• **TASK DETAILS**: Omit pictures and quote the listing below line by line, from its start through the line that holds "import seaborn as sns".

• **INFORMATION SHOWN**:
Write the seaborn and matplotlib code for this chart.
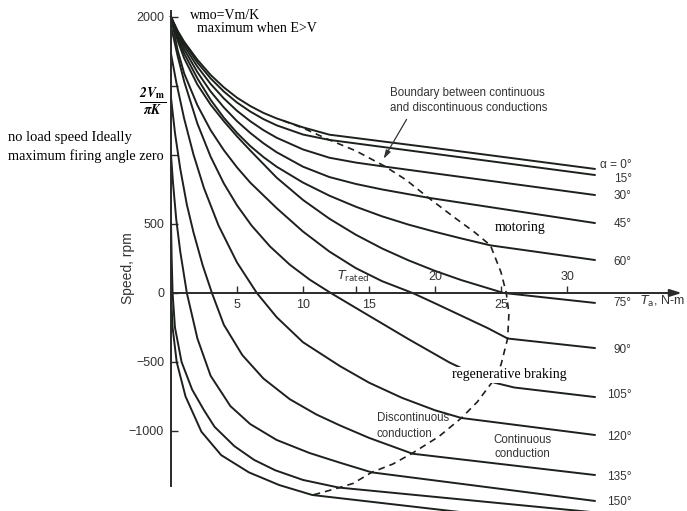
import matplotlib
matplotlib.use("Agg")
import matplotlib.pyplot as plt
import pandas as pd
import seaborn as sns

# ---------------- data ----------------
alphas = [0, 15, 30, 45, 60, 75, 90, 105, 120, 135, 150, 165, 180]
alpha_labels = ["α = 0°", "15°", "30°", "45°", "60°", "75°", "90°",
                "105°", "120°", "135°", "150°"]

torque_a0 = [0, 0.5, 1, 2, 3, 4, 5, 6, 7, 8, 10, 12, 20, 32.1]
speed_a0 = [2000, 1900, 1820, 1690, 1580, 1490, 1415, 1355, 1305, 1265, 1200, 1147, 1050, 899]

torque_a15 = [0, 0.5, 1, 2, 3, 4, 5, 6, 7, 8, 10, 12, 32.1]
speed_a15 = [2000, 1895, 1810, 1670, 1555, 1460, 1380, 1315, 1260, 1215, 1148, 1109, 855]

torque_a30 = [0, 0.5, 1, 2, 3, 4, 5, 6, 7, 8, 10, 12, 14, 16, 32.1]
speed_a30 = [2000, 1885, 1790, 1640, 1515, 1410, 1320, 1245, 1180, 1125, 1040, 980, 945, 918, 710]

torque_a45 = [0, 0.5, 1, 2, 3, 4, 5, 6, 7, 8, 10, 12, 14, 16, 19.5, 32.1]
speed_a45 = [2000, 1870, 1765, 1600, 1460, 1345, 1245, 1160, 1085, 1020, 915, 840, 790, 750, 690, 507]

torque_a60 = [0, 0.5, 1, 2, 3, 4, 5, 6, 7, 8, 10, 12, 14, 16, 18, 20, 22, 24.2, 32.1]
speed_a60 = [2000, 1850, 1735, 1555, 1400, 1270, 1160, 1065, 985, 915, 800, 705, 625, 555, 495, 443, 395, 345, 239]

torque_a75 = [0, 0.5, 1, 2, 3, 4, 5, 6, 8, 10, 12, 14, 16, 18, 20, 22, 25.2, 32.1]
speed_a75 = [2000, 1830, 1700, 1510, 1365, 1245, 1135, 1033, 836, 674, 538, 422, 322, 236, 160, 93, 0, -72]

torque_a90 = [0, 0.5, 1, 2, 3, 4, 5, 6, 8, 10, 12, 14, 16, 18.3, 20, 22, 24, 25.5, 32.1]
speed_a90 = [2000, 1760, 1590, 1360, 1180, 1035, 910, 800, 615, 445, 300, 180, 85, 0, -75, -165, -255, -330, -399]

torque_a105 = [0, 0.5, 1, 2, 3, 4, 5, 6.1, 7.5, 9, 10.5, 12.1, 15, 18, 21.1, 23, 24.5, 26, 32.1]
speed_a105 = [1932, 1718, 1532, 1227, 988, 794, 635, 489, 337, 205, 97, 0, -165, -335, -504, -590, -650, -685, -754]

torque_a120 = [0, 0.4, 1, 1.7, 2.5, 3.6, 5, 6.5, 8, 10, 12.8, 15, 17.5, 20, 22, 32.1]
speed_a120 = [1732, 1527, 1262, 1004, 759, 489, 221, 0, -175, -357, -530, -650, -760, -850, -906, -1029]

torque_a135 = [0, 0.3, 0.7, 1.2, 1.7, 2.4, 3.1, 4, 5.4, 7, 9, 11, 12.8, 15, 18.3, 32.1]
speed_a135 = [1414, 1160, 900, 640, 440, 200, 0, -230, -450, -620, -770, -880, -960, -1050, -1165, -1319]

torque_a150 = [0, 0.15, 0.4, 0.7, 1.2, 2, 3, 4.5, 6, 8, 10.5, 12.8, 15.2, 32.1]
speed_a150 = [1000, 800, 530, 300, 0, -330, -600, -820, -950, -1065, -1160, -1230, -1300, -1507]

torque_a165 = [0, 0.05, 0.12, 0.3, 0.8, 1.6, 2.5, 3.3, 4.8, 6.3, 7.9, 10, 12.7, 32.1]
speed_a165 = [518, 250, 0, -250, -500, -700, -850, -970, -1110, -1210, -1285, -1355, -1410, -1590]

torque_a180 = [0, 0.12, 0.43, 1.1, 2.3, 3.8, 5.9, 8.2, 10.7, 32.1]
speed_a180 = [0, -250, -500, -750, -1005, -1175, -1300, -1392, -1464, -1700]

# boundary between continuous and discontinuous conduction
boundary_torque = [8.5, 10, 12, 14, 16.2, 17.8, 19.5, 21.5, 23, 24.2, 25.0, 25.4, 25.6,
                   25.5, 25.0, 24.3, 23.2, 22.0, 20.3, 18.3, 16.8, 15.2, 13.8, 12.7, 11.1, 10.7]
boundary_speed = [1248, 1195, 1109, 1030, 918, 820, 690, 545, 440, 345, 150, 0, -150,
                  -330, -520, -650, -790, -906, -1040, -1160, -1240, -1300, -1380, -1412, -1455, -1464]

x_ticks = [5, 10, 14, 15, 20, 25, 30]
x_labels_below = [5, 10, 15, 25]
x_labels_above = [20, 30]
y_ticks = [-1000, -500, 0, 500, 1000, 1500, 2000]
y_tick_labels = ["−1000", "−500", "0", "500", "", "", "2000"]

torques = [torque_a0, torque_a15, torque_a30, torque_a45, torque_a60, torque_a75, torque_a90,
           torque_a105, torque_a120, torque_a135, torque_a150, torque_a165, torque_a180]
speeds = [speed_a0, speed_a15, speed_a30, speed_a45, speed_a60, speed_a75, speed_a90,
          speed_a105, speed_a120, speed_a135, speed_a150, speed_a165, speed_a180]

rows = []
for a, ts, ss in zip(alphas, torques, speeds):
    for t, s in zip(ts, ss):
        rows.append({"alpha": a, "torque": t, "speed": s})
df = pd.DataFrame(rows)

# ---------------- drawing ----------------
plt.rcParams["font.family"] = ["Liberation Sans", "DejaVu Sans"]
LINE = "#1c211c"
AXC = "#2a2a2a"
TXT = "#333333"
SERIF = ["Liberation Serif", "DejaVu Serif"]

fig = plt.figure(figsize=(6.87, 5.11), dpi=100)
ax = fig.add_axes([0, 0, 1, 1])

sns.lineplot(data=df, x="torque", y="speed", units="alpha", estimator=None, sort=False,
             color=LINE, lw=1.4, ax=ax, legend=False)
sns.lineplot(x=boundary_torque, y=boundary_speed, sort=False, estimator=None,
             color=LINE, lw=1.2, linestyle=(0, (4, 3)), ax=ax)

ax.set_xlim(-12.955, 39.09)
ax.set_ylim(-1580, 2123)
ax.set_xlabel("")
ax.set_ylabel("")

for side in ["top", "right"]:
    ax.spines[side].set_visible(False)
ax.spines["left"].set_position(("data", 0))
ax.spines["bottom"].set_position(("data", 0))
ax.spines["left"].set_bounds(-1400, 2040)
ax.spines["bottom"].set_bounds(0, 38.0)
for side in ["left", "bottom"]:
    ax.spines[side].set_color(AXC)
    ax.spines[side].set_linewidth(1.4)
ax.annotate("", xy=(38.9, 0), xytext=(37.4, 0),
            arrowprops=dict(arrowstyle="-|>,head_length=0.7,head_width=0.22",
                            color=AXC, lw=1.4))

ax.set_xticks(x_ticks)
ax.tick_params(axis="x", direction="in", length=5, width=1, color=AXC,
               labelbottom=False)
ax.set_yticks(y_ticks)
ax.set_yticklabels(y_tick_labels)
ax.tick_params(axis="y", direction="in", length=5, width=1, color=AXC,
               labelsize=9, labelcolor=TXT, pad=5)

for t in x_labels_below:
    ax.text(t, -87, str(t), ha="center", va="center", fontsize=9, color=TXT)
for t in x_labels_above:
    ax.text(t, 116, str(t), ha="center", va="center", fontsize=9, color=TXT)
ax.text(12.55, 118, r"$T_{\rm rated}$", ha="left", va="center", fontsize=9, color=TXT)

ax.text(35.5, -65, r"$T_{\rm a}$, N-m", ha="left", va="center", fontsize=9, color=TXT)
ax.text(-3.26, 181, "Speed, rpm", rotation=90, ha="center", va="center",
        fontsize=10, color=TXT)

# alpha labels at the ends of curves
label_offsets = [30, -28, -8, -8, -12, 0, -14, 12, -14, -14, -8]
for lab, ss, off in zip(alpha_labels, speeds, label_offsets):
    ax.text(34.9, ss[-1] + off, lab, ha="right", va="center", fontsize=8.5, color=TXT)

wbox = dict(facecolor="white", edgecolor="none", pad=1.0)
ax.text(1.44, 2014, "wmo=Vm/K", family=SERIF, fontsize=10, ha="left", va="center",
        bbox=wbox, zorder=6)
ax.text(1.97, 1913, "maximum when E>V", family=SERIF, fontsize=10, ha="left",
        va="center", bbox=wbox, zorder=6)
ax.text(-1.36, 1391, r"$\frac{\mathbfit{2V}_{\mathbf{m}}}{\mathbfit{\pi K}}$",
        math_fontfamily="stix", fontsize=14, ha="center", va="center", color="black")
ax.text(-12.35, 1130, "no load speed Ideally", family=SERIF, fontsize=10.5,
        ha="left", va="center")
ax.text(-12.35, 993, "maximum firing angle zero", family=SERIF, fontsize=10.3,
        ha="left", va="center")
ax.text(24.5, 471, "motoring", family=SERIF, fontsize=10, ha="left", va="center",
        bbox=wbox, zorder=6)
ax.text(21.3, -594, "regenerative braking", family=SERIF, fontsize=10, ha="left",
        va="center", bbox=wbox, zorder=6)

ax.text(16.6, 1449, "Boundary between continuous", fontsize=8.3, color=TXT,
        ha="left", va="center")
ax.text(16.6, 1341, "and discontinuous conductions", fontsize=8.3, color=TXT,
        ha="left", va="center")
ax.annotate("", xy=(16.0, 955), xytext=(17.95, 1275),
            arrowprops=dict(arrowstyle="-|>,head_length=0.5,head_width=0.15",
                            color=TXT, lw=0.9))

ax.text(15.6, -906, "Discontinuous", fontsize=8.3, color=TXT, ha="left", va="center")
ax.text(15.6, -1022, "conduction", fontsize=8.3, color=TXT, ha="left", va="center")
ax.text(24.4, -1065, "Continuous", fontsize=8.3, color=TXT, ha="left", va="center")
ax.text(24.5, -1167, "conduction", fontsize=8.3, color=TXT, ha="left", va="center")

fig.savefig("out.png", dpi=100)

• **SOLUTION BELOW**:
Write the seaborn and matplotlib code for this chart.
import matplotlib
matplotlib.use("Agg")
import matplotlib.pyplot as plt
import pandas as pd
import seaborn as sns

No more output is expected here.